Baby wish linked to PA's death plunge

Courier Mail, Australia/August 20, 2009

Rebekah Lawrence's "biological clock" was ticking when she took a self-development course, shortly before stripping naked and throwing herself out a window.

Her "ticking biological clock'' was a significant enough issue in her life to have led to a "mood disorder'' when she took part in the intensive self-development course, The Turning Point, an inquest has heard.

In closing submissions to a coronial inquest into the death of Ms Lawrence, lawyers for the directors of People Knowhow, the company resonsible for The Turning Point, said the 34-year-old personal assistant had a was already a troubled young woman before she signed up to do the course.

Counsel for director Richard Arthur, Kim Burke, told Glebe Coroner's Court Ms Lawrence was torn between her wish to have a child and her love for her husband who did not.

"It was a central and potent issue in her life right up until the last day of the course,'' Ms Burke said.

After completing the course on December, 18, 2005, Ms Lawrence's husband, David Booth, and her colleagues noticed a change in her behaviour.

Two days later, the normally reserved and modest young woman stripped naked, abused her colleagues and leapt to her death from a window of her city office in a "psychotic'' state.

Counsel assisting the Coroner, Robert Bromwich, told the inquest Ms Lawrence's psychosis was triggered by a regression into childhood she underwent in the course.

However, Ms Burke argued Ms Lawrence was already vulnerable and fragile of mind before she enrolled, due to her "dilemma.''

She said Ms Lawrence's sessions with a counselor 10 months before she died, in which she revealed feelings of hopelessness, despair and fears of lonliness, showed she kept some of her innermost thoughts and feelings hidden from her husband and family.

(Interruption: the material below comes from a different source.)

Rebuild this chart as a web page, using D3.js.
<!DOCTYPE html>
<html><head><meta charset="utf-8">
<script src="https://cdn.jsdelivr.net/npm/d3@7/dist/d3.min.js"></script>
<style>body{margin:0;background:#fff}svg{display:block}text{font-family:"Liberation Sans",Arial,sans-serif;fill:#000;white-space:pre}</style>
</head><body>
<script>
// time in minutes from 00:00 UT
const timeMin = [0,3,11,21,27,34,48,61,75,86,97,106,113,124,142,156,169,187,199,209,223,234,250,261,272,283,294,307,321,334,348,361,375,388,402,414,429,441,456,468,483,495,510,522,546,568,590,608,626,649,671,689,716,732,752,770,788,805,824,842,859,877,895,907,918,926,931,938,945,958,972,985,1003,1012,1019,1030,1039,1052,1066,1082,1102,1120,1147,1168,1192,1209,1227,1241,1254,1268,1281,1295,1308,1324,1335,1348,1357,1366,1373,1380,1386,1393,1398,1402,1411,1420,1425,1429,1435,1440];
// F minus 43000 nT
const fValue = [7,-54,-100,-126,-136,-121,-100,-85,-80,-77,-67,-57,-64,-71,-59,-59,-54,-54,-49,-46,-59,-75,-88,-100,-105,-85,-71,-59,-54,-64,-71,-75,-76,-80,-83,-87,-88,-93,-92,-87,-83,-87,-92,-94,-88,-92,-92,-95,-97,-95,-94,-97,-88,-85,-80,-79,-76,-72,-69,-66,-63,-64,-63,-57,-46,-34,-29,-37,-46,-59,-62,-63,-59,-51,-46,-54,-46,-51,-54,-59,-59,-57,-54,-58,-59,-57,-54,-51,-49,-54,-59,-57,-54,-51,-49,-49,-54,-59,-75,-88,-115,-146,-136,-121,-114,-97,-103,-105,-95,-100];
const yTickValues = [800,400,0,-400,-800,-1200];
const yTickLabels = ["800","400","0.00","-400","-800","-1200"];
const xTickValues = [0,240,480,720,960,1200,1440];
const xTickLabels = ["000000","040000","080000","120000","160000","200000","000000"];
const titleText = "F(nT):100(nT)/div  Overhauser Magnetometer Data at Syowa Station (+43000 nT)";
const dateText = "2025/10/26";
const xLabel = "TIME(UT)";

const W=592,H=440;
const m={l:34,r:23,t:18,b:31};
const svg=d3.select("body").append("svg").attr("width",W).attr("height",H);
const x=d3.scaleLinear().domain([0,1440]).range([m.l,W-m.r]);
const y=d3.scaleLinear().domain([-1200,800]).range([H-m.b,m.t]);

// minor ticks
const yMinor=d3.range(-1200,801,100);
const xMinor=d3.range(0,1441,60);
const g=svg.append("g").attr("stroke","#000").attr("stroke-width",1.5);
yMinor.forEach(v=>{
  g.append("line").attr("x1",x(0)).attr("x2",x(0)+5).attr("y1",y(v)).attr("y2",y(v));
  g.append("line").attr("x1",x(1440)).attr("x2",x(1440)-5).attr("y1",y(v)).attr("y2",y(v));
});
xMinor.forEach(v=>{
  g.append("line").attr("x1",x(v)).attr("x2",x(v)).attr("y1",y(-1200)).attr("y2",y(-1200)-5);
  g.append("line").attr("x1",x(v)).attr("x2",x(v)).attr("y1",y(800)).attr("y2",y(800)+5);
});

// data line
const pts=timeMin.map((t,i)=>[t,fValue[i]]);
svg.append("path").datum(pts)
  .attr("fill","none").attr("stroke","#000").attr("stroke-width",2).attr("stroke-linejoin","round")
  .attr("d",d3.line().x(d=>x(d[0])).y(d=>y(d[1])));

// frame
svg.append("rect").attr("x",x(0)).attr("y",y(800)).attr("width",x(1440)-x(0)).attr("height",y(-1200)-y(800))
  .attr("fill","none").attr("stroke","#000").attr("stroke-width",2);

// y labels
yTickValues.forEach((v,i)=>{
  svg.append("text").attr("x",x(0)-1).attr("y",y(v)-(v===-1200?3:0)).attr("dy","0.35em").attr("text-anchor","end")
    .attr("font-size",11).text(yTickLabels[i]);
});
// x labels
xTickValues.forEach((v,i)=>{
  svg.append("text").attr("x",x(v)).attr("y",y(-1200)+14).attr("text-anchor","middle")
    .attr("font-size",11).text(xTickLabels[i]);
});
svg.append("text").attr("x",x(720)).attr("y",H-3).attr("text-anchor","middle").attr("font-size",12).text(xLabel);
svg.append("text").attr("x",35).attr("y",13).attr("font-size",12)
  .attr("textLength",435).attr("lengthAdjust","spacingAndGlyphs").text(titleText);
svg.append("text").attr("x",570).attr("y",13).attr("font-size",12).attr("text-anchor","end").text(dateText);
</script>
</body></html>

"In a nutshell, Rebekah was vulnerable, albeit it was a vulnerability not recognised by those who knew her or assessed her for this course,'' Ms Burke said.

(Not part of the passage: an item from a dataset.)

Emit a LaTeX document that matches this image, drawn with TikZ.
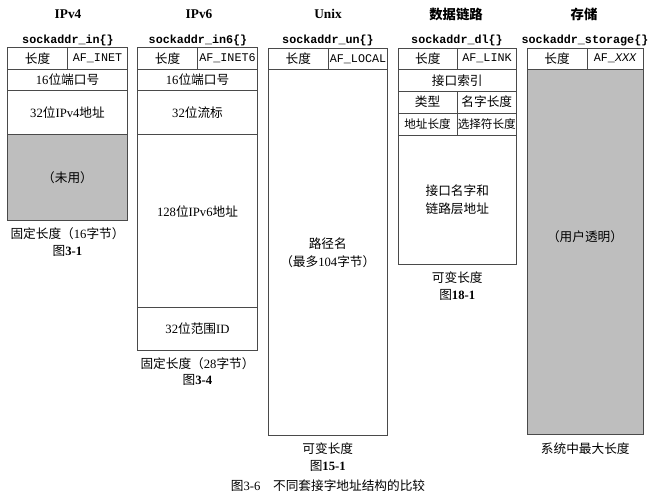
\documentclass[tikz,border=0pt]{standalone}
\usepackage{fontspec}
\setmainfont{Liberation Serif}
\setmonofont{Liberation Mono}
\newfontfamily\cjk{Noto Sans CJK SC}
\usetikzlibrary{positioning}
\definecolor{edgegray}{HTML}{4A4A4A}
\definecolor{unusedgray}{HTML}{BEBEBE}
\newcommand{\zh}[1]{{\cjk #1}}
\newcommand{\af}[1]{\texttt{\fontsize{8.8}{10}\selectfont #1}}
\tikzset{
  fieldbox/.style={
    rectangle, draw=edgegray, line width=0.6pt,
    inner sep=0pt, align=center
  },
  shaded/.style={fill=unusedgray},
  tight/.style={font=\fontsize{8.7}{10}\selectfont},
  titletext/.style={font=\bfseries\fontsize{10}{12}\selectfont},
  structtext/.style={font=\ttfamily\bfseries\fontsize{8.8}{10}\selectfont},
  notetext/.style={align=center, inner sep=0pt},
}
% one field of a structure: name, x1, y1, x2, y2 (pixels), text
\newcommand{\sockfield}[7][]{%
  \node[fieldbox, #1, minimum width={(#5-#3)*0.75pt}, minimum height={(#6-#4)*0.75pt}]
    (#2) at ({(#3+#5)/2},{(#4+#6)/2}) {#7};}

\begin{document}
\begin{tikzpicture}[x=0.75pt, y=-0.75pt, font=\fontsize{9.5}{11.5}\selectfont]
  \useasboundingbox (0,0) rectangle (653,497);

  % titles
  \foreach \nm/\x/\t in {tv4/68/IPv4, tv6/199/IPv6, tun/328/Unix, tdl/456/\zh{数据链路}, tst/584/\zh{存储}}
    \node[titletext] (\nm) at (\x,14) {\t};
  \node[structtext] (sin)  at (68,40)  {sockaddr\_in\{\}};
  \node[structtext] (sin6) at (198,40) {sockaddr\_in6\{\}};
  \node[structtext] (sun)  at (328,40) {sockaddr\_un\{\}};
  \node[structtext] (sdl)  at (457,40) {sockaddr\_dl\{\}};
  \node[structtext] (sst)  at (585,40) {sockaddr\_storage\{\}};

  % IPv4
  \sockfield{v4len}{7.5}{47.5}{67.5}{69.5}{\zh{长度}}
  \sockfield{v4fam}{67.5}{47.5}{127.5}{69.5}{\af{AF\_INET}}
  \sockfield{v4port}{7.5}{69.5}{127.5}{90.5}{16\zh{位端口号}}
  \sockfield{v4addr}{7.5}{90.5}{127.5}{134.5}{32\zh{位}IPv4\zh{地址}}
  \sockfield[shaded]{v4zero}{7.5}{134.5}{127.5}{220.5}{\zh{（未用）}}
  \node[notetext, below=5pt of v4zero] (v4note) {\zh{固定长度（}16\zh{字节）}\\[1pt]\zh{图}\textbf{3-1}};

  % IPv6
  \sockfield{v6len}{137.5}{47.5}{197.5}{69.5}{\zh{长度}}
  \sockfield{v6fam}{197.5}{47.5}{257.5}{69.5}{\af{AF\_INET6}}
  \sockfield{v6port}{137.5}{69.5}{257.5}{90.5}{16\zh{位端口号}}
  \sockfield{v6flow}{137.5}{90.5}{257.5}{134.5}{32\zh{位流标}}
  \sockfield{v6addr}{137.5}{134.5}{257.5}{307.5}{}
  \node[notetext] (v6addrtxt) at (197.5,212) {128\zh{位}IPv6\zh{地址}};
  \sockfield{v6scope}{137.5}{307.5}{257.5}{350}{32\zh{位范围}ID}
  \node[notetext, below=5pt of v6scope] (v6note) {\zh{固定长度（}28\zh{字节）}\\[1pt]\zh{图}\textbf{3-4}};

  % Unix
  \sockfield{unlen}{268}{48}{328.5}{69.5}{\zh{长度}}
  \sockfield{unfam}{328.5}{48}{387.5}{69.5}{\af{AF\_LOCAL}}
  \sockfield{unpath}{268}{69.5}{387.5}{435.5}{\zh{路径名}\\[2pt]\zh{（最多}104\zh{字节）}}
  \node[notetext, below=5pt of unpath] (unnote) {\zh{可变长度}\\[1pt]\zh{图}\textbf{15-1}};

  % data link
  \sockfield{dllen}{398}{48}{457.5}{69.5}{\zh{长度}}
  \sockfield{dlfam}{457.5}{48}{516.5}{69.5}{\af{AF\_LINK}}
  \sockfield{dlidx}{398}{69.5}{516.5}{91}{\zh{接口索引}}
  \sockfield{dltype}{398}{91}{457}{113}{\zh{类型}}
  \sockfield{dlnlen}{457}{91}{516.5}{113}{\zh{名字长度}}
  \sockfield[tight]{dlalen}{398}{113}{457}{135}{\zh{地址长度}}
  \sockfield[tight]{dlslen}{457}{113}{516.5}{135}{\zh{选择符长度}}
  \sockfield{dldata}{398}{135}{516.5}{264.5}{\zh{接口名字和}\\[2pt]\zh{链路层地址}}
  \node[notetext, below=5pt of dldata] (dlnote) {\zh{可变长度}\\[1pt]\zh{图}\textbf{18-1}};

  % storage
  \sockfield{stlen}{527}{48}{587}{69.5}{\zh{长度}}
  \sockfield{stfam}{587}{48}{643.5}{69.5}{\af{AF\_\textit{XXX}}}
  \sockfield[shaded]{stpad}{527}{69.5}{643.5}{434.5}{}
  \node[notetext] (stpadtxt) at (585,237) {\zh{（用户透明）}};
  \node[notetext, below=6pt of stpad] (stnote) {\zh{系统中最大长度}};

  % caption
  \node[notetext] (caption) at (328,486) {\zh{图}3-6\quad\zh{不同套接字地址结构的比较}};
\end{tikzpicture}
\end{document}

She also said her husband's gift of a pet cocker spaniel did not fix the problem and showed he was ``insensitive to the issue of having a child for a woman in her 30's with a loud biological ticking clock.''

Ms Burke said even forensic psychiatrist Dr Michael Diamond, who was highly critical of the course and described it as "dangerous'' agreed that the issue of having a child "was significant enough to make Rebekah develop a mood disorder during the course.

"He did say the issue was significant enough to be a stressor.''

"There is a reasonable basis Your Honour can be satisfied it was a considerable enough issue to be a contributing factor to the development of her psychosis.''

Mr Bromwich said there was evidence in an email Ms Lawrence sent to her sister, Kate, to show she had come to a temporary agreement with Mr Booth just weeks before enrolling in the course that they would travel for a couple of years and then re-visit the issue of children.

"That tells us that what Rebekah was seeking from the course was not simply a question of being able to have a child but broader issues of wanting to make herself happy with her life,'' he said.

He said her enrolment forms indicated she wanted to build her confidence and be a happier person.

"Instead, she got intensive psychotherapy and regression therapy and that was what propelled her into psychosisand nothing else.''

Outside court, Mr Arthur's co-director Geoff Kabealo said he would welcome any recommendations made by Deputy State Coroner Malcolm MacPherson.

He said he was saddened by the death of Ms Lawrence and that his company had already begun implementing changes, however he did not specify what they were.

Deputy State Coroner Malcolm MacPherson will deliver his findings at a later date.